Questa ipotesi può già essere depennata, visto che per il bene “Nazionale” la Figc avrà bisogno dell’appoggio dei club di massima serie per permettere al c.t. Mancini di non ripetere le gesta di Ventura e, di conseguenza, al presidente federale Gravina di non emulare il suo predecessore, Tavecchio.

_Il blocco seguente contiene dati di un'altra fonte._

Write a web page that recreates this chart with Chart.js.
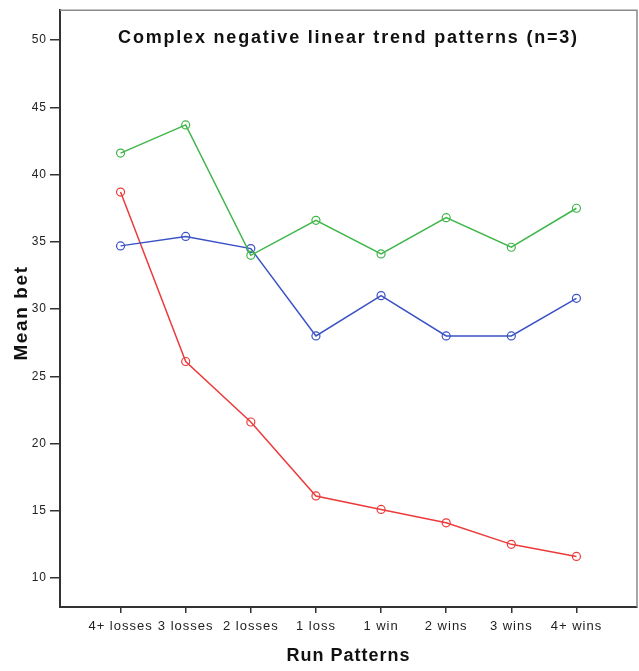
<!DOCTYPE html>
<html>
<head>
<meta charset="utf-8">
<script src="https://cdn.jsdelivr.net/npm/chart.js@4.4.0/dist/chart.umd.min.js"></script>
<style>
  html, body { margin: 0; padding: 0; background: #fff; }
  #wrap { width: 639px; height: 671px; }
</style>
</head>
<body>
<div id="wrap"><canvas id="chart" width="639" height="671"></canvas></div>
<script>
const runPatterns = ["4+ losses", "3 losses", "2 losses", "1 loss", "1 win", "2 wins", "3 wins", "4+ wins"]
const greenSeries = [41.6, 43.7, 34.0, 36.6, 34.1, 36.8, 34.6, 37.5]
const blueSeries = [34.7, 35.4, 34.5, 28.0, 31.0, 28.0, 28.0, 30.8]
const redSeries = [38.7, 26.1, 21.6, 16.1, 15.1, 14.1, 12.5, 11.6]
const yTicks = [10, 15, 20, 25, 30, 35, 40, 45, 50]

const FONT = "'Liberation Sans', Arial, Helvetica, sans-serif"

function toPoints(values) {
  return values.map((v, i) => ({ x: i, y: v }))
}

function makeSet(values, color) {
  return {
    data: toPoints(values),
    borderColor: color,
    backgroundColor: "rgba(0,0,0,0)",
    borderWidth: 1.5,
    pointStyle: "circle",
    pointRadius: 4,
    pointBorderWidth: 1.2,
    pointBorderColor: color,
    pointBackgroundColor: "rgba(0,0,0,0)",
    tension: 0,
  }
}

// the SPSS text is set a little wide, so space the letters out
const spacingPlugin = {
  id: "spacing",
  beforeDraw(chart) {
    chart.ctx.letterSpacing = "1px"
  },
}

// title sits inside the plot box, y title drawn by hand, light top/right frame
const boxPlugin = {
  id: "box",
  afterDraw(chart) {
    const { ctx, chartArea } = chart
    ctx.save()
    ctx.strokeStyle = "#8a8a8a"
    ctx.lineWidth = 1.5
    ctx.beginPath()
    ctx.moveTo(chartArea.left, chartArea.top)
    ctx.lineTo(chartArea.right, chartArea.top)
    ctx.lineTo(chartArea.right, chartArea.bottom)
    ctx.stroke()

    ctx.fillStyle = "#111"
    ctx.font = "bold 18px " + FONT
    ctx.letterSpacing = "1.8px"
    ctx.textAlign = "center"
    ctx.textBaseline = "middle"
    ctx.fillText("Complex negative linear trend patterns (n=3)", (chartArea.left + chartArea.right) / 2, 38)

    ctx.translate(22, 313)
    ctx.rotate(-Math.PI / 2)
    ctx.font = "bold 19px " + FONT
    ctx.letterSpacing = "1.6px"
    ctx.fillText("Mean bet", 0, 0)
    ctx.restore()
  },
}

new Chart(document.getElementById("chart").getContext("2d"), {
  type: "line",
  data: {
    datasets: [
      makeSet(greenSeries, "#3fb64a"),
      makeSet(blueSeries, "#3a52c4"),
      makeSet(redSeries, "#ec3b3b"),
    ],
  },
  plugins: [spacingPlugin, boxPlugin],
  options: {
    responsive: false,
    animation: false,
    layout: { autoPadding: false, padding: { top: 10, right: 2, left: 0, bottom: 0 } },
    plugins: {
      legend: { display: false },
      tooltip: { enabled: false },
    },
    scales: {
      x: {
        type: "linear",
        min: -0.93,
        max: 7.93,
        afterBuildTicks: axis => {
          axis.ticks = runPatterns.map((_, i) => ({ value: i }))
        },
        afterFit: axis => {
          axis.height = 64
          axis.paddingLeft = 0
          axis.paddingRight = 0
        },
        ticks: {
          autoSkip: false,
          maxRotation: 0,
          color: "#222",
          font: { family: FONT, size: 13 },
          padding: 6,
          callback: value => runPatterns[value],
        },
        grid: {
          display: true,
          drawOnChartArea: false,
          drawTicks: true,
          tickLength: 6,
          color: "#333",
          lineWidth: 1.5,
        },
        border: { display: true, color: "#333", width: 2 },
        title: {
          display: true,
          text: "Run Patterns",
          color: "#111",
          font: { family: FONT, size: 18, weight: "bold" },
          padding: { top: 3 },
        },
      },
      y: {
        min: 7.84,
        max: 52.23,
        afterBuildTicks: axis => {
          axis.ticks = yTicks.map(v => ({ value: v }))
        },
        afterFit: axis => {
          axis.width = 60
        },
        ticks: {
          color: "#222",
          font: { family: FONT, size: 12 },
          padding: 3,
        },
        grid: {
          display: true,
          drawOnChartArea: false,
          drawTicks: true,
          tickLength: 10,
          color: "#333",
          lineWidth: 1.5,
        },
        border: { display: true, color: "#333", width: 2 },
        title: { display: false },
      },
    },
  },
})
</script>
</body>
</html>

E torniamo a Ribery. Se il mistero ciba la fede, quella laica rappresentata dalla Salernitana, ora più che mai riconosce un solo profeta che si staglia più in alto della magra classifica, della inadeguatezza della rosa, del basso profilo e della mancanza di preparazione generale per affrontare la massima serie che contraddistingue anche l’attuale compagine societaria. Leader, capitano, guida spirituale e tecnica in campo e fuori, finanche ambasciatore verso l’esterno di un gruppo che è ben consapevole dei limiti e delle difficoltà ma che ha voglia di provarci lo stesso. Peccato che chi avrebbe potuto e dovuto creare condizioni diverse in campo e fuori per consentire ai calciatori ed ai tifosi granata di vivere diversamente il brivido della serie A non abbia fatto i passi dovuti.

E’ vero che la proprietà privata è sacra, ma è anche vero che tra una cessione a prezzo ragionevole ed un «esproprio proletario» passa una bella differenza. Oggi c’è la Sampdoria, antesignana del trust (quello vero, però), e bisogna provare ancora una volta ad andare oltre le difficoltà note per conquistare tre punti e mettere fieno in cascina.

Salerno si affida a Ribery e con l’ennesimo atto di fede ci crede ancora. La pazienza, però, non è senza fondo e prima o poi verrà il momento in cui bisognerà rendere conto del proprio operato. Ora il campo torna di attualità, ma il 5 dicembre è dietro l’angolo.

La verità è sempre e solo questione di tempo. Quello che Salerno sente di avere sempre meno.